If you’re charged with possession of drugs, it’s a must to understand the seriousness of the crime and the steps you can take to minimize its impact on your life. This starts with devising a drug possession defense strategy that positions you to avoid a conviction.

The strategy you employ is heavily dependent on the circumstances of your case, but there are several common places to start. Here’s what you should consider: 

  • Unlawful search and seizure: In many drug possession cases, the Fourth Amendment of the U.S. Constitution comes into play. If you have any evidence to back up your claim that you were a victim of unlawful search and seizure, you can use it to your advantage in court. Depending on what you present, this may be all you need for your case to be thrown out.
  • You’re not the owner of the drugs: This is a simple argument stating that the drugs belong to someone else, not you. It’s easier to make this argument when others are involved in your arrest. For example, if you’re driving in a vehicle owned by someone else, you may not realize that you’re in the presence of illegal drugs.
  • Entrapment: There’s a lot of gray area regarding entrapment, but it’s a drug possession defense strategy to strongly consider if the circumstances of your arrest add up. Law enforcement officers have the legal right to set up stings with the idea of arresting those who are violating the law. However, they are not permitted to pressure someone into committing a crime. This is entrapment, and if it has anything to do with your case it should be a big part of your defense plan.
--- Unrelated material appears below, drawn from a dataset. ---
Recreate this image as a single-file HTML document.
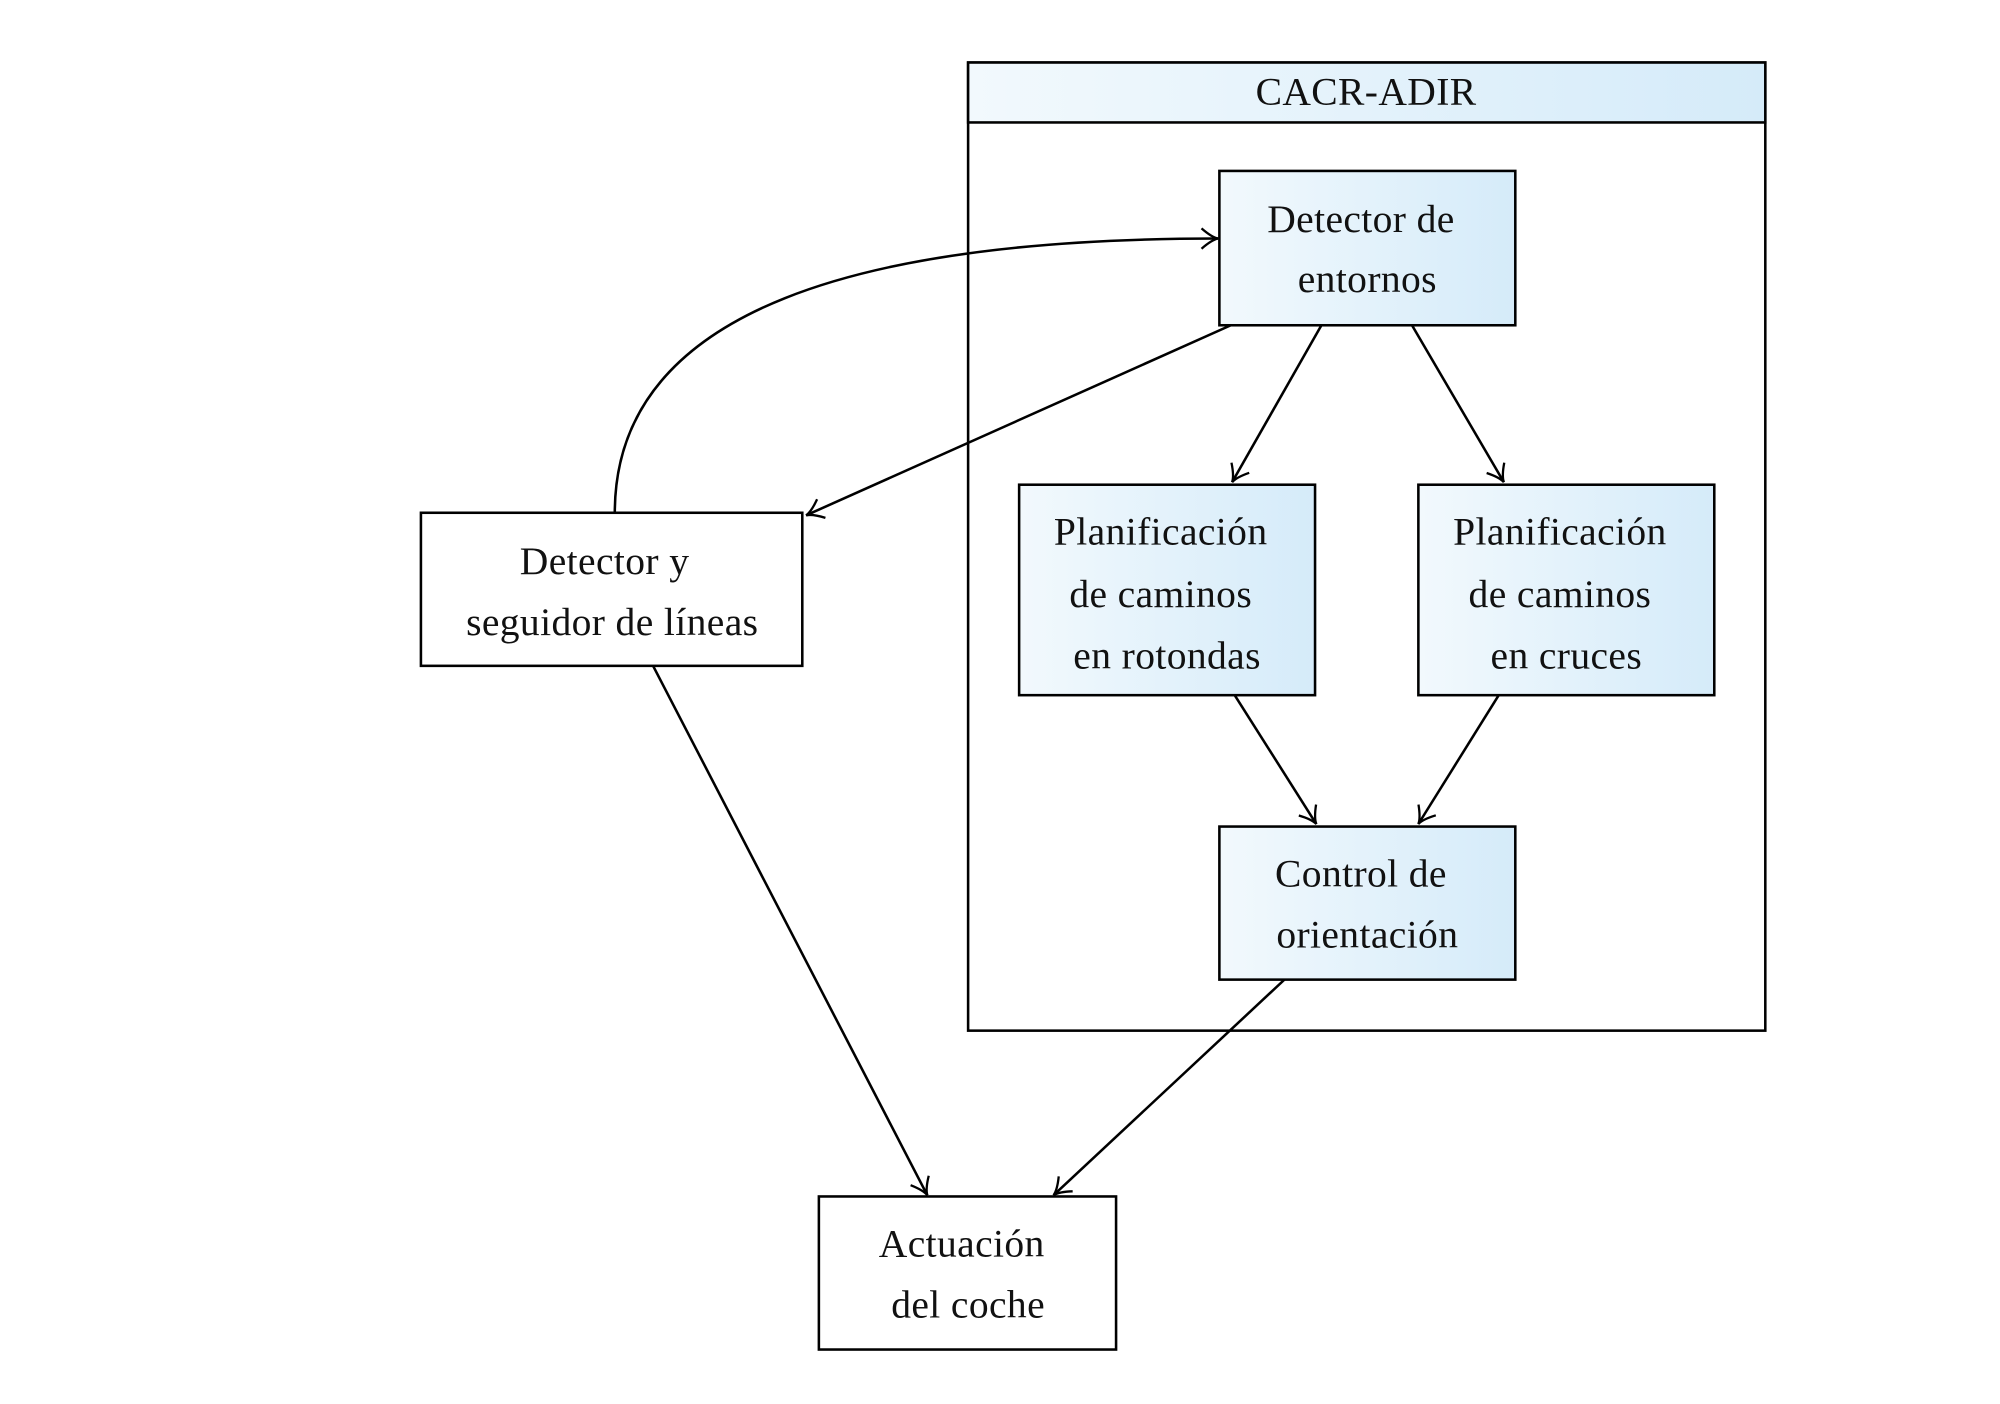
<!DOCTYPE html>
<html><head><meta charset="utf-8"><style>
html,body{margin:0;padding:0;background:#fff}
svg{display:block}
text{font-family:"Liberation Serif",serif;font-size:31px;fill:#111;text-anchor:middle;letter-spacing:0.3px}
</style></head><body>
<svg width="2000" height="1404" viewBox="0 0 1568 1100.7" preserveAspectRatio="none" xmlns="http://www.w3.org/2000/svg">
<defs>
<linearGradient id="g" x1="0" x2="1" y1="0" y2="0"><stop offset="0" stop-color="#f2f9fd"/><stop offset="1" stop-color="#d5ebf9"/></linearGradient>
<marker id="a" viewBox="-14 -9 16 18" refX="0" refY="0" markerWidth="16" markerHeight="18" markerUnits="userSpaceOnUse" orient="auto">
<path d="M-13,-8 Q-5,-1 0,0 Q-5,1 -13,8" fill="none" stroke="#000" stroke-width="1.8"/></marker>
</defs>
<g fill="none" stroke="#000" stroke-width="2">
<rect x="759" y="49" width="625" height="759" fill="#fff"/>
<rect x="759" y="49" width="625" height="47" fill="url(#g)"/>
<rect x="956" y="134" width="232" height="121" fill="url(#g)"/>
<rect x="799" y="380" width="232" height="165" fill="url(#g)"/>
<rect x="1112" y="380" width="232" height="165" fill="url(#g)"/>
<rect x="956" y="648" width="232" height="120" fill="url(#g)"/>
<rect x="330" y="402" width="299" height="120" fill="#fff"/>
<rect x="642" y="938" width="233" height="120" fill="#fff"/>
<g marker-end="url(#a)">
<path d="M482,402 C482,240 680,187 955,187"/>
<path d="M965,255 L632,404"/>
<path d="M1036,255 L966,378"/>
<path d="M1107,255 L1179,378"/>
<path d="M968,545 L1032,646"/>
<path d="M1175,545 L1112,646"/>
<path d="M1007,768 L826,937"/>
<path d="M512,522 L727,937"/>
</g>
</g>
<text x="1071" y="82">CACR-ADIR</text>
<text x="1067" y="182">Detector de</text>
<text x="1072" y="229">entornos</text>
<text x="910" y="427">Planificación</text>
<text x="910" y="476">de caminos</text>
<text x="915" y="524">en rotondas</text>
<text x="1223" y="427">Planificación</text>
<text x="1223" y="476">de caminos</text>
<text x="1228" y="524">en cruces</text>
<text x="1067" y="695">Control de</text>
<text x="1072" y="743">orientación</text>
<text x="474" y="450">Detector y</text>
<text x="480" y="498">seguidor de líneas</text>
<text x="754" y="985">Actuación</text>
<text x="759" y="1033">del coche</text>
</svg>
</body></html>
Even if you feel that you did nothing wrong, it never makes sense to hope for the best in a drug possession case. If you don’t vigorously defend yourself, it could result in a conviction and a variety of penalties, including prison time among less serious consequences.

Once you compare the details of each drug possession defense strategy, you can make an informed decision as to which one is best based on the details of your case.